◆ TO BE DONE: Below is a listing; print exactly its lines from the one containing "Convert this chart to matplotlib code." down to the one containing "rbc_lower = [4.95, 4.4, 2.9, 3.0, 4.4]", both inclusive, with every picture left out.

◆ RECORDS FOR THIS TASK:
"""

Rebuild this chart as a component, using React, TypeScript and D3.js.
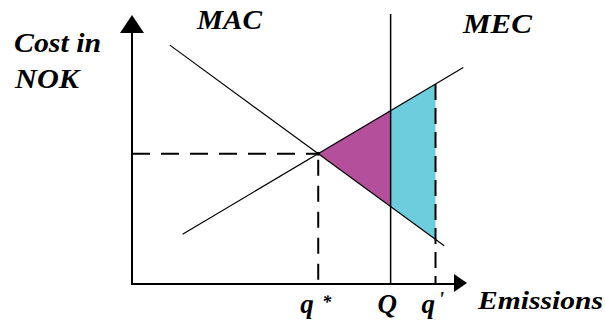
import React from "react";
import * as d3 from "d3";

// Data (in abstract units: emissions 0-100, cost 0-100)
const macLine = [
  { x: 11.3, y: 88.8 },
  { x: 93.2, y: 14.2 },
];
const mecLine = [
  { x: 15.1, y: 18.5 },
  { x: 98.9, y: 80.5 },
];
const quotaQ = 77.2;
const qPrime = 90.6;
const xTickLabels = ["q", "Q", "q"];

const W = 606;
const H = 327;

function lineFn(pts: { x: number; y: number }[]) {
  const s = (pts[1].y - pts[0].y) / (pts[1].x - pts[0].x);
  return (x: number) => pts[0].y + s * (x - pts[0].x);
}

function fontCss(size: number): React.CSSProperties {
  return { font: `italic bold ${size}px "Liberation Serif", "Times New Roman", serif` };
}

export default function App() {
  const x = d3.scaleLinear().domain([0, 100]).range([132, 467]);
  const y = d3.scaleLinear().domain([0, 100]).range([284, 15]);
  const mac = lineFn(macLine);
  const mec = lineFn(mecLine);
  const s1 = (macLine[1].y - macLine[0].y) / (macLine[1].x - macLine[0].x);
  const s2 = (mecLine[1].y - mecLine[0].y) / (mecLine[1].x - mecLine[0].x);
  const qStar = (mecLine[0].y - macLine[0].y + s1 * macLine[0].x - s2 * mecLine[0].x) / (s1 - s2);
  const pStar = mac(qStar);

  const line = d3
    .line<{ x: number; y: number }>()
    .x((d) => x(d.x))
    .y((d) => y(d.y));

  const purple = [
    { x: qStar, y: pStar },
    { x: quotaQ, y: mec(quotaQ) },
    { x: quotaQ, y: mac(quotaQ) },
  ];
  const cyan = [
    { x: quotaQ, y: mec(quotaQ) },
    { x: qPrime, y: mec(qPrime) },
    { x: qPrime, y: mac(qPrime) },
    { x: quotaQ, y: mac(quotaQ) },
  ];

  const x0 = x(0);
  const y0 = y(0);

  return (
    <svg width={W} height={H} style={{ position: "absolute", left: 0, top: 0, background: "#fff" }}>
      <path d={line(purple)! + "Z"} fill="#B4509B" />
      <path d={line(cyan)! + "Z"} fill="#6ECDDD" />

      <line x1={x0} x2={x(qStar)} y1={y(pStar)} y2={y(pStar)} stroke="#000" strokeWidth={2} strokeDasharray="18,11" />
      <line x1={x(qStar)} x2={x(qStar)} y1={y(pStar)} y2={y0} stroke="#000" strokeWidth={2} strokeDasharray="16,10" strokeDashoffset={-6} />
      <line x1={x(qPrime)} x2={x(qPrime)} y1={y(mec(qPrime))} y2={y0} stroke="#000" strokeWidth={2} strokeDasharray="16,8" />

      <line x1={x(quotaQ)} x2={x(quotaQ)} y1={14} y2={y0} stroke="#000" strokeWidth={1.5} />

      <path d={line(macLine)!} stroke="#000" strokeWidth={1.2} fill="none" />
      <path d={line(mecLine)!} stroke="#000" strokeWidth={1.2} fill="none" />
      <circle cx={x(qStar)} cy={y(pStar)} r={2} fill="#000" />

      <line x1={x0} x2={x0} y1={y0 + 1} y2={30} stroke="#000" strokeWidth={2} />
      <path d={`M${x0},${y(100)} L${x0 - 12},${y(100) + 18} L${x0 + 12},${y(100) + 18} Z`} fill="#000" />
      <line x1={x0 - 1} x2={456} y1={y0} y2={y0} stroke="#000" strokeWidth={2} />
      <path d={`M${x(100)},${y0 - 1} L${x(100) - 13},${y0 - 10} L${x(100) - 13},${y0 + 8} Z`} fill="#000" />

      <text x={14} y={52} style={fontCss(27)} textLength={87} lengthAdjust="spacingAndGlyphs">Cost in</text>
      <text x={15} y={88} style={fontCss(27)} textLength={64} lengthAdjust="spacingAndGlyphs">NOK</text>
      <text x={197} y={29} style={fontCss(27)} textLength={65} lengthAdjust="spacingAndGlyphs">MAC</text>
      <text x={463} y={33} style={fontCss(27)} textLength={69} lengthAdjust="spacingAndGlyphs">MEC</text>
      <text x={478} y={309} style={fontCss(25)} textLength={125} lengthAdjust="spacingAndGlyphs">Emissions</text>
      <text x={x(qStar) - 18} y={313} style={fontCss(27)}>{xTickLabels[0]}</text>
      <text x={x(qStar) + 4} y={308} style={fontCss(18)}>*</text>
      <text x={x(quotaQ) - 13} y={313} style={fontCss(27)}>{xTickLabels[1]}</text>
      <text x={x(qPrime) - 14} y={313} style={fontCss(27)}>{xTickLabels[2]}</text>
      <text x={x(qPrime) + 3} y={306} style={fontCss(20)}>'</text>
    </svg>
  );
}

"""
"""

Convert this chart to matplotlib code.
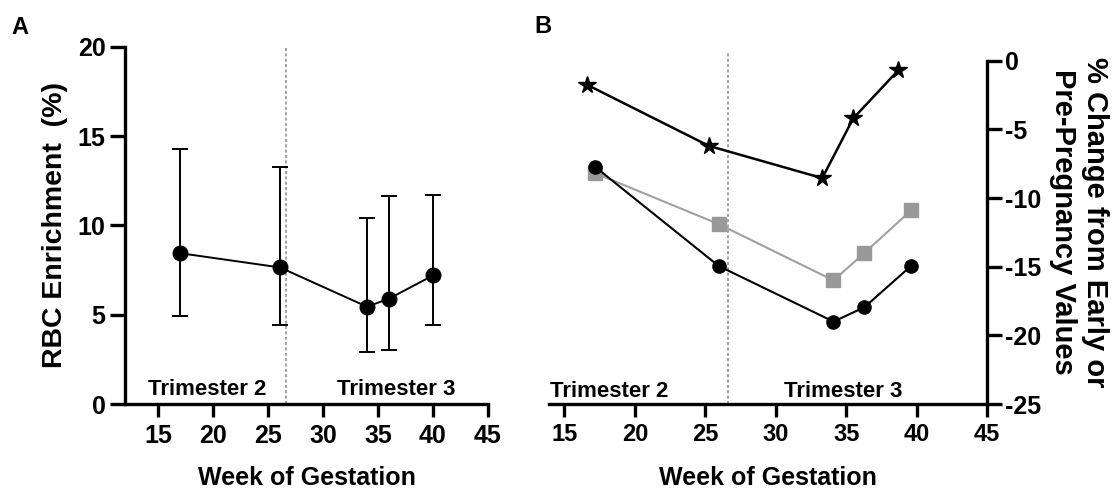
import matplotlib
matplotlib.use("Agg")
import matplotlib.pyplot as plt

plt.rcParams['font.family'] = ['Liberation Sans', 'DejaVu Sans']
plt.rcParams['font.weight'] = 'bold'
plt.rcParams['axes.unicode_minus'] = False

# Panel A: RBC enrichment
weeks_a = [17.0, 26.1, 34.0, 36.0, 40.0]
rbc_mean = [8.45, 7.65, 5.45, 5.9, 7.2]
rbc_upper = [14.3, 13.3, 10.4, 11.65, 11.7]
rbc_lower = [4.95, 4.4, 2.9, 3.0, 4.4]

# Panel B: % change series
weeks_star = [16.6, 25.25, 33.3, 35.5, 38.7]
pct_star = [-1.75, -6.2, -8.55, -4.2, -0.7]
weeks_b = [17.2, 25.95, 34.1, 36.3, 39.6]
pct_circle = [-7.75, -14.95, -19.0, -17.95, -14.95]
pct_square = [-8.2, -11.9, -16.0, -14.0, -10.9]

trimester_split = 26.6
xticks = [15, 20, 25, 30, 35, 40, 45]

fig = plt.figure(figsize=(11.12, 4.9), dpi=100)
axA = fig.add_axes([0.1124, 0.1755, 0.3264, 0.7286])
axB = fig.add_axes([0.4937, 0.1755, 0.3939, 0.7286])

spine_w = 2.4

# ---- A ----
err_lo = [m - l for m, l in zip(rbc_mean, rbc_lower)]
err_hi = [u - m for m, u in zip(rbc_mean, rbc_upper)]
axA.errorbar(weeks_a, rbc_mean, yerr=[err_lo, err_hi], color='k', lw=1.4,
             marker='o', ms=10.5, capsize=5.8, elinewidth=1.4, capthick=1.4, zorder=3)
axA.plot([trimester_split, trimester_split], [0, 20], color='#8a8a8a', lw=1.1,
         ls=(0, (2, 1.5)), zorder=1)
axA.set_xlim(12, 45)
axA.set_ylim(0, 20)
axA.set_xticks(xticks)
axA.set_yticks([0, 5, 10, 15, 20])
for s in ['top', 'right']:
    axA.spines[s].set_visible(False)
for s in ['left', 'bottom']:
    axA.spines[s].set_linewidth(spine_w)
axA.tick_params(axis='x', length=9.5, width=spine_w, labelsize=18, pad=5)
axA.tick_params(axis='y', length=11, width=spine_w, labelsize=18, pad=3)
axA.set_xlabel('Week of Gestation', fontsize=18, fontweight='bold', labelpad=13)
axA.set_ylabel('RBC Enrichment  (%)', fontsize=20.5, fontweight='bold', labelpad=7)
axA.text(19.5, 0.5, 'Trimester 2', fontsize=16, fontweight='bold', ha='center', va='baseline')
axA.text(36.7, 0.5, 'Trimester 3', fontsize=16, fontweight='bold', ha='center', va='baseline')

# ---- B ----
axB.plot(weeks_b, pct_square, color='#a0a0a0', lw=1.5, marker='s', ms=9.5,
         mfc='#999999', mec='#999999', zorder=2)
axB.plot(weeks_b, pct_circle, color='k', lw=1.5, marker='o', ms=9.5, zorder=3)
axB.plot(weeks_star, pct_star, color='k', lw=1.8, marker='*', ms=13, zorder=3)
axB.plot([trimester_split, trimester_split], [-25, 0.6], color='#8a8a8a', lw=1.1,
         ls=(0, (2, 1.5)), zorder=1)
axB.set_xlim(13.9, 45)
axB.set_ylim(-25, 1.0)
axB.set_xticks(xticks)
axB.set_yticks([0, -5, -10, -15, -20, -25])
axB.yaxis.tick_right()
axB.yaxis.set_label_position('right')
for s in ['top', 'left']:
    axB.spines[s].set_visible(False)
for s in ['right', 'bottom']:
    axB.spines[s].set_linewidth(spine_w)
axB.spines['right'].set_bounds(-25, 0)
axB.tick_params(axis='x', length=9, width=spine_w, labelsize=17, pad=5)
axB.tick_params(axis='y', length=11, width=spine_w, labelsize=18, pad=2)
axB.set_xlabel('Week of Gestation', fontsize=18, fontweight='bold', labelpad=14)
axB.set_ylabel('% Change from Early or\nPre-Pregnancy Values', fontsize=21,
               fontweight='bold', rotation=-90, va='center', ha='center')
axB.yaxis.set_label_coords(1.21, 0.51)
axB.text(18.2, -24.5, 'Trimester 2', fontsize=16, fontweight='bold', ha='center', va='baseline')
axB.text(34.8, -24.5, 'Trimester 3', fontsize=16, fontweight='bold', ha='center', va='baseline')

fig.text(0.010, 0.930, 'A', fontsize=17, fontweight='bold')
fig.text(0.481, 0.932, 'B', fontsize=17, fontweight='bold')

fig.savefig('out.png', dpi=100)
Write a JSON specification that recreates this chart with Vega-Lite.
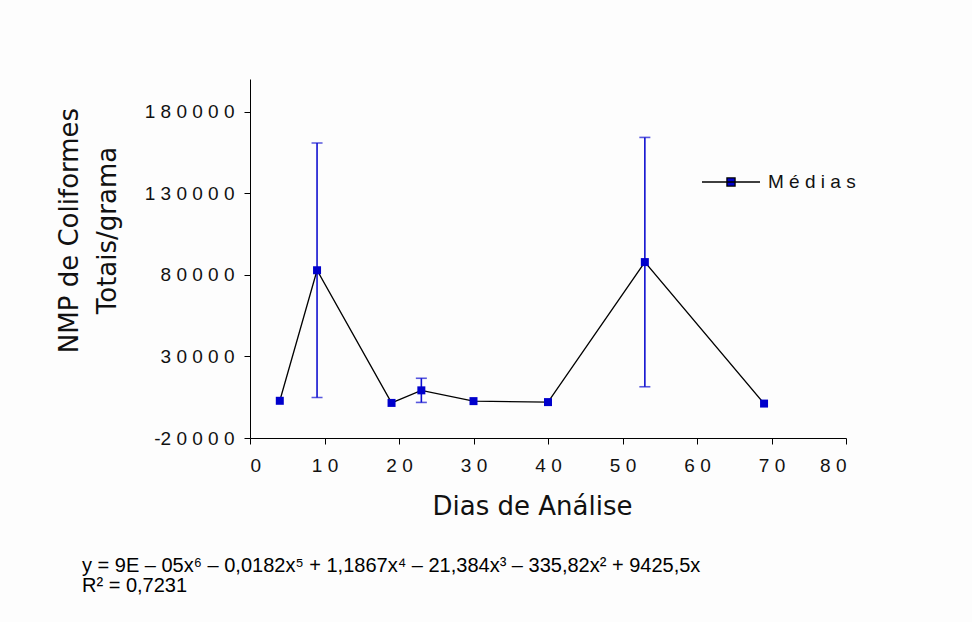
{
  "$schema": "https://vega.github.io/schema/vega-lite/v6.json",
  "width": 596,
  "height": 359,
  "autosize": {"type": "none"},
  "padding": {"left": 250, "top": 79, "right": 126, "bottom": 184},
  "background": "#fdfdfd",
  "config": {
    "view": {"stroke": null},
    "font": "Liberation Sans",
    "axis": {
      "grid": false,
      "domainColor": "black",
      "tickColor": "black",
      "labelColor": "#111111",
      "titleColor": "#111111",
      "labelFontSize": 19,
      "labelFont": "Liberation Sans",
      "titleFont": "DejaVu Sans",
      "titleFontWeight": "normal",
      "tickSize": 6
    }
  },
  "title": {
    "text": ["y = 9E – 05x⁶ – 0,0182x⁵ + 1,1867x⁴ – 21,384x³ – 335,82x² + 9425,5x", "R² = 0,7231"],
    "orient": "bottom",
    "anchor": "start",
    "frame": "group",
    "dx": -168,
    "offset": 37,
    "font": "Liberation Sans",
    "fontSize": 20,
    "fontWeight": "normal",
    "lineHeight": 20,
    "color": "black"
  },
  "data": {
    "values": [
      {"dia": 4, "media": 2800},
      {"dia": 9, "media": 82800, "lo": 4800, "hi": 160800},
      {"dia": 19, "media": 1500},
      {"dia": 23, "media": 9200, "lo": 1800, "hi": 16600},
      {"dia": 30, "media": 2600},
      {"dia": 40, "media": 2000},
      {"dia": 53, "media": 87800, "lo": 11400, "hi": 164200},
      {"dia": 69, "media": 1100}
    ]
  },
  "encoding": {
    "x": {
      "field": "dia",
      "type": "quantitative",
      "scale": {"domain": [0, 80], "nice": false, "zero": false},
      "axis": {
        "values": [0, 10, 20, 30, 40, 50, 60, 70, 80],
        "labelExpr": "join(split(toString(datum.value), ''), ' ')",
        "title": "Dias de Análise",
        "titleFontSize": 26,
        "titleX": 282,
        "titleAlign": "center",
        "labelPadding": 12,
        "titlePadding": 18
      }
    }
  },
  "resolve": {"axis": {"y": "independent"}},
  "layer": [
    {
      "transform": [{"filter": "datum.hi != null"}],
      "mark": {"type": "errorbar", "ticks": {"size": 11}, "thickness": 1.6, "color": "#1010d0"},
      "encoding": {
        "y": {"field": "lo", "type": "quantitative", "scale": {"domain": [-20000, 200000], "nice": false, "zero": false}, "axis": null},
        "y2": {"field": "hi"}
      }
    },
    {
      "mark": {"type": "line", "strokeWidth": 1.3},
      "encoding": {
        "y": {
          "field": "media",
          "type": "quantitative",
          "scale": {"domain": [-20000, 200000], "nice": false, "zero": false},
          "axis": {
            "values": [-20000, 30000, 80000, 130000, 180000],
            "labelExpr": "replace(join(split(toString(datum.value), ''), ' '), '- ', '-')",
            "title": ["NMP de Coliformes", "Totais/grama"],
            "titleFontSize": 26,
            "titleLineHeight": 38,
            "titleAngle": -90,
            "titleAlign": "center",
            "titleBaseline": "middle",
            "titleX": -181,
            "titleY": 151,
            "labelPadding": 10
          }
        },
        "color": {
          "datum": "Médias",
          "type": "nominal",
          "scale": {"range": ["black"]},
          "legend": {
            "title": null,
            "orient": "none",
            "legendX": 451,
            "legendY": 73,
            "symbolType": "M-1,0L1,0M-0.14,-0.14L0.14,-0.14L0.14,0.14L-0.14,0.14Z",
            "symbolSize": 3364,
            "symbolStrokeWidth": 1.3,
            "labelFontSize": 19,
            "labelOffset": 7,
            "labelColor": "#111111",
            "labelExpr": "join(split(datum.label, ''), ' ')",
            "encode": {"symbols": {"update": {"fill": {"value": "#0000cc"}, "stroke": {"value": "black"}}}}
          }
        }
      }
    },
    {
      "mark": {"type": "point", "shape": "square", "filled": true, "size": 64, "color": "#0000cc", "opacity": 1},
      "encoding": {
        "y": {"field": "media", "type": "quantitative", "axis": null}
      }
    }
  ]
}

"""

◆ RESULT FOR THIS TASK:
Convert this chart to matplotlib code.
import matplotlib
matplotlib.use("Agg")
import matplotlib.pyplot as plt

plt.rcParams['font.family'] = ['Liberation Sans', 'DejaVu Sans']
plt.rcParams['font.weight'] = 'bold'
plt.rcParams['axes.unicode_minus'] = False

# Panel A: RBC enrichment
weeks_a = [17.0, 26.1, 34.0, 36.0, 40.0]
rbc_mean = [8.45, 7.65, 5.45, 5.9, 7.2]
rbc_upper = [14.3, 13.3, 10.4, 11.65, 11.7]
rbc_lower = [4.95, 4.4, 2.9, 3.0, 4.4]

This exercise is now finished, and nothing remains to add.